# Brief
Output, word for word, every line from the start of the listing down to and including the line that contains "plt.rcParams['mathtext.fontset'] = 'cm'"; include nothing else.

# Records shown
_____

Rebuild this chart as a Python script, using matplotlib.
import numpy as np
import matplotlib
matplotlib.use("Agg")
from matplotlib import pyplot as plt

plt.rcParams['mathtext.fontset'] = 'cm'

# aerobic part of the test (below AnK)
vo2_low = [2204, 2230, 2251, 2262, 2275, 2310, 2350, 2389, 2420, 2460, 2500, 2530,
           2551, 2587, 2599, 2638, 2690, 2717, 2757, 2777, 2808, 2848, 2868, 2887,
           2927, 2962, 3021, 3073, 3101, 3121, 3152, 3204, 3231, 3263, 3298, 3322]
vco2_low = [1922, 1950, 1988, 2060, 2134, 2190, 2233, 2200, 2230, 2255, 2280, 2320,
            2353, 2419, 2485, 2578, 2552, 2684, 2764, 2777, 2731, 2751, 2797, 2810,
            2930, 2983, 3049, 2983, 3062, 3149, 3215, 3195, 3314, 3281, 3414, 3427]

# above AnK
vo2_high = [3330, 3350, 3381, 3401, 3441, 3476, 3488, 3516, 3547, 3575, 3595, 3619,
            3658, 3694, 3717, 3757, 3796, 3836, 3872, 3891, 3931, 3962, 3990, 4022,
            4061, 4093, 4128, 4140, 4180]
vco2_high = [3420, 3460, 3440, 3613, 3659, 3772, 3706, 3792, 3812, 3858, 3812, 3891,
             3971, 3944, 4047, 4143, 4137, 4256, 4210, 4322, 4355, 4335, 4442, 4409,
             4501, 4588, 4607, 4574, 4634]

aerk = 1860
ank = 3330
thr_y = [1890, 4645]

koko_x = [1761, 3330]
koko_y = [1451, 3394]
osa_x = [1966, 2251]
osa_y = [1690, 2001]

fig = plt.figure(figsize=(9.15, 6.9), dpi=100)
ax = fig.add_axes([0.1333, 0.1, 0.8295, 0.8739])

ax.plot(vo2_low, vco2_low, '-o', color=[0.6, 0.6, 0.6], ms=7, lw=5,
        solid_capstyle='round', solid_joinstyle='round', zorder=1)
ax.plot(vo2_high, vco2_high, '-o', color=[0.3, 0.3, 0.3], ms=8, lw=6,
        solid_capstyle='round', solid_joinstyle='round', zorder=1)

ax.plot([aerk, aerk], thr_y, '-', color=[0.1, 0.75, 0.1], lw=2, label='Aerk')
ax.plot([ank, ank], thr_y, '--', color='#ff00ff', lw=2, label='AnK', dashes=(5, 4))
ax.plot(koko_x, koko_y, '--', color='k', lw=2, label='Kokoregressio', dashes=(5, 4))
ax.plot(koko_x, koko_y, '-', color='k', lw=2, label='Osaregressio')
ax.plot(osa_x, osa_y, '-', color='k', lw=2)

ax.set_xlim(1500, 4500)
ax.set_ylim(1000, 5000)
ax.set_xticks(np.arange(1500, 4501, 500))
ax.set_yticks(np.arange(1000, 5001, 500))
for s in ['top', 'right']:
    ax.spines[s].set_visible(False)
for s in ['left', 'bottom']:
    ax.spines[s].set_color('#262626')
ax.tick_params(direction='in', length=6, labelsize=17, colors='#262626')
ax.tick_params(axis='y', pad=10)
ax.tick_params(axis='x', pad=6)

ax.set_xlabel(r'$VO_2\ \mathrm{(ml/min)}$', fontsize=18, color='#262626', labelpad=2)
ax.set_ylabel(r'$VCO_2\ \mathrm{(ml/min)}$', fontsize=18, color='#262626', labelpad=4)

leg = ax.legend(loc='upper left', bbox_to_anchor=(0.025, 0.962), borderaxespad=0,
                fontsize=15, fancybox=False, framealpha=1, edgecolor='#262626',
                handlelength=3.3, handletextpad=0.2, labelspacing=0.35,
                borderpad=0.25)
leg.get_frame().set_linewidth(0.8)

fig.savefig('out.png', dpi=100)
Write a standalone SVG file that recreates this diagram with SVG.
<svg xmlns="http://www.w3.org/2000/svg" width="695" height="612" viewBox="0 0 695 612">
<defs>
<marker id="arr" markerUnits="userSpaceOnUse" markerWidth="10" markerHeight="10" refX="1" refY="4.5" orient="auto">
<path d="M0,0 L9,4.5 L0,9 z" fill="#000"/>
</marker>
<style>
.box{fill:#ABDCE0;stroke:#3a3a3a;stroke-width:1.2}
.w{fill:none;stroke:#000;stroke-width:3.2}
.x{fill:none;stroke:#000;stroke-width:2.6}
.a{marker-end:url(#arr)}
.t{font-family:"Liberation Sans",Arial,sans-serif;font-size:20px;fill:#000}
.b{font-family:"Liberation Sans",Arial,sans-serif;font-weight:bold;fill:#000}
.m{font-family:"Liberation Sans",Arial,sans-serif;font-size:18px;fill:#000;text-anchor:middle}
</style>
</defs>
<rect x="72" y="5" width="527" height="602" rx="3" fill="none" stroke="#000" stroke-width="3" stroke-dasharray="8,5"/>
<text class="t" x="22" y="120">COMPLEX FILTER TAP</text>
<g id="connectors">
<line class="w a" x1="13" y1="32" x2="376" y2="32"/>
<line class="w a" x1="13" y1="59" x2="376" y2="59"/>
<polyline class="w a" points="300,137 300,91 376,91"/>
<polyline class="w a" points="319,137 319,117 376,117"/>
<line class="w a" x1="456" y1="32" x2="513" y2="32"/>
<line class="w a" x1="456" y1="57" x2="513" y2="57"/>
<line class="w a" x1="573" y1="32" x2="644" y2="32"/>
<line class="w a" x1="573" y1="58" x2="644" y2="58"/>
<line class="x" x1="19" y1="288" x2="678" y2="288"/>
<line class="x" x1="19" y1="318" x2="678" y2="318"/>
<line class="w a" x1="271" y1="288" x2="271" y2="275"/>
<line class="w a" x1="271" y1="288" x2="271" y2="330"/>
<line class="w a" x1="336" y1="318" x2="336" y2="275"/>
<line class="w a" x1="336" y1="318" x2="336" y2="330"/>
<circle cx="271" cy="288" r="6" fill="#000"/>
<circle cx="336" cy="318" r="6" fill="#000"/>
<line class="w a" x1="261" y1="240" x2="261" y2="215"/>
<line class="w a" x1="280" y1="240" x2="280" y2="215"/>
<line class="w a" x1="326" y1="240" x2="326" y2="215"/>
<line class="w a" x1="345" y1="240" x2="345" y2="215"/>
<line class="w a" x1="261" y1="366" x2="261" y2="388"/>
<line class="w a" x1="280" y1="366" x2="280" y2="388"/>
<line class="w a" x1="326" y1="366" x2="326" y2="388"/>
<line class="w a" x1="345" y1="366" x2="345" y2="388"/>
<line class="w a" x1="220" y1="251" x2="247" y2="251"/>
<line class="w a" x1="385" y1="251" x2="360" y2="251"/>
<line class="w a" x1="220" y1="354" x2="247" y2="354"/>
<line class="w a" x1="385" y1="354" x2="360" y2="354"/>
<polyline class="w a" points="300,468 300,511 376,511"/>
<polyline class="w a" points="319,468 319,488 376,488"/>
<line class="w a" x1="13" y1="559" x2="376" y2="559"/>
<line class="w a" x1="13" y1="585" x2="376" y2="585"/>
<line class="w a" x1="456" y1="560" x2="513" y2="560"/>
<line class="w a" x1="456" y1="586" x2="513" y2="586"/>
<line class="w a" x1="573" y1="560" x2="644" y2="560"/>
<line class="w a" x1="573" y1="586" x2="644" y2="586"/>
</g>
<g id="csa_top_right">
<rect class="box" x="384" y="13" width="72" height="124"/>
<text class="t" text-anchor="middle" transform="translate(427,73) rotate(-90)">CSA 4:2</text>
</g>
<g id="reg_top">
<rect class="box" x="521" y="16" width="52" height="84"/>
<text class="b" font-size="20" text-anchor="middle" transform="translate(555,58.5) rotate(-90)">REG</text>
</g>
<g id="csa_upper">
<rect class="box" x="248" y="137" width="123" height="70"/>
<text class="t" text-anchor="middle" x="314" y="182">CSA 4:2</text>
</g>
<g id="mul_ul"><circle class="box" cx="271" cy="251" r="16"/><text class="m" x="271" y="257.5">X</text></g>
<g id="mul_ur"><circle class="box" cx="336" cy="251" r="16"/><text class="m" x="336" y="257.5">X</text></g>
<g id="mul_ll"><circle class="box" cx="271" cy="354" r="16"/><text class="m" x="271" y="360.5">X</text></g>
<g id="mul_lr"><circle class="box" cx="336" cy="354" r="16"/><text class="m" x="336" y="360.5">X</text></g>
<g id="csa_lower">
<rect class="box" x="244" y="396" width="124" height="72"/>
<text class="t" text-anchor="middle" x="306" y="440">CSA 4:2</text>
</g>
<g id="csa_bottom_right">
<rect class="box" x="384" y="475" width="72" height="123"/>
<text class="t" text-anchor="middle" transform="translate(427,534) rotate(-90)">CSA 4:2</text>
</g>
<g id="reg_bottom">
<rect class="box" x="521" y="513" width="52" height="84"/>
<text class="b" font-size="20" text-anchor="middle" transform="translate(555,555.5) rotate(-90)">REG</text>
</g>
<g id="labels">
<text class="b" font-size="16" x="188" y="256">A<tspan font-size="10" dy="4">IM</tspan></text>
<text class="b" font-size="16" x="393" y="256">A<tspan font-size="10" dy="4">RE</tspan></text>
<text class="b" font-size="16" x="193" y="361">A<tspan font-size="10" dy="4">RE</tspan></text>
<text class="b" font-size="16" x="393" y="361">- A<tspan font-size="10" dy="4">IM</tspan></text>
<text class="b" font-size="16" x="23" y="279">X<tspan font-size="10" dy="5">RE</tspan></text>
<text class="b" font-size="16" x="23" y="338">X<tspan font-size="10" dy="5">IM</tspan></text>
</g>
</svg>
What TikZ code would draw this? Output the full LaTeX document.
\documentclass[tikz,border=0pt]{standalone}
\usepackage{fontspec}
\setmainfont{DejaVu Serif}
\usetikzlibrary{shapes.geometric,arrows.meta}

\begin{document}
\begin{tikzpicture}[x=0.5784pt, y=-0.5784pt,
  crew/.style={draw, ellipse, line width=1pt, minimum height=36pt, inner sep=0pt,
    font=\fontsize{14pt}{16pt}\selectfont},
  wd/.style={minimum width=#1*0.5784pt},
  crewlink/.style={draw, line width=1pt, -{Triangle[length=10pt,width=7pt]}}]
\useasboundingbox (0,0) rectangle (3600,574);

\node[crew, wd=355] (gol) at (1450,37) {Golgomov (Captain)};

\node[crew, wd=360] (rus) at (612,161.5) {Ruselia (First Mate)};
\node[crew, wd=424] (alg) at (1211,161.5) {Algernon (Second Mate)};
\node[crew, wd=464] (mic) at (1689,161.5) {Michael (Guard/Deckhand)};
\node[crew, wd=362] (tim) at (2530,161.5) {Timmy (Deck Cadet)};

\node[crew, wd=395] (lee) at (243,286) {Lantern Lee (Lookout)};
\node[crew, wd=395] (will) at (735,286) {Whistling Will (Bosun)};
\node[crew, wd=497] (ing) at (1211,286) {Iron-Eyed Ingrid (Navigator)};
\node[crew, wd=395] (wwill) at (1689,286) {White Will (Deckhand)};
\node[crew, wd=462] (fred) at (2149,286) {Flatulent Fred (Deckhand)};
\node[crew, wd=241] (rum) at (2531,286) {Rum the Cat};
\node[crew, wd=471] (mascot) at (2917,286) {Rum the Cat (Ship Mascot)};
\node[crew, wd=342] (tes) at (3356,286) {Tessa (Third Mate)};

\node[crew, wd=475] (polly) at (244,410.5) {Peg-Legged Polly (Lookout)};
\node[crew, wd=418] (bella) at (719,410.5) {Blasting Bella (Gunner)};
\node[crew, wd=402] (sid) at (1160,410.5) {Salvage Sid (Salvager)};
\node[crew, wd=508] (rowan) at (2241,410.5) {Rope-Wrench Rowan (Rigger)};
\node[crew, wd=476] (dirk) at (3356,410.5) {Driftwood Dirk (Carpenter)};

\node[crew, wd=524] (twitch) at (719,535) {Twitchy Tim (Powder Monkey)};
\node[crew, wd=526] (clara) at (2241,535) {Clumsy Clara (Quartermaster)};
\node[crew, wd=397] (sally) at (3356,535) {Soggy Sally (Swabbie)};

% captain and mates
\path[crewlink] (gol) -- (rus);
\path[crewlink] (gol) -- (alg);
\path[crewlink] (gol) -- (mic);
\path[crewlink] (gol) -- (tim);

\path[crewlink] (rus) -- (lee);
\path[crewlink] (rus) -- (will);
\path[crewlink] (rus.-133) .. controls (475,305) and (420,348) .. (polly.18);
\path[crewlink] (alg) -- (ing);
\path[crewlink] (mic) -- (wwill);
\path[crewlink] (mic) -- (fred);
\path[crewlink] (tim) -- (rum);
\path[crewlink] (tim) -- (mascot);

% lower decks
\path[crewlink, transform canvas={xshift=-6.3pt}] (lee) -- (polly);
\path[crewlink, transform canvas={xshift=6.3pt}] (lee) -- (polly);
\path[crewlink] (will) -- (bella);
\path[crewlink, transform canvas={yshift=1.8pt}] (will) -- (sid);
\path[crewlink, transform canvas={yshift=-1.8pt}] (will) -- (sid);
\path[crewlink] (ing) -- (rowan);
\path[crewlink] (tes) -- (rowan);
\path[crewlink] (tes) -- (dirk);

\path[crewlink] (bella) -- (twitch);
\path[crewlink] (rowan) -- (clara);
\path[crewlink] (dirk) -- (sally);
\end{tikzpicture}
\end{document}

_____

# Task response
Rebuild this chart as a Python script, using matplotlib.
import numpy as np
import matplotlib
matplotlib.use("Agg")
from matplotlib import pyplot as plt

plt.rcParams['mathtext.fontset'] = 'cm'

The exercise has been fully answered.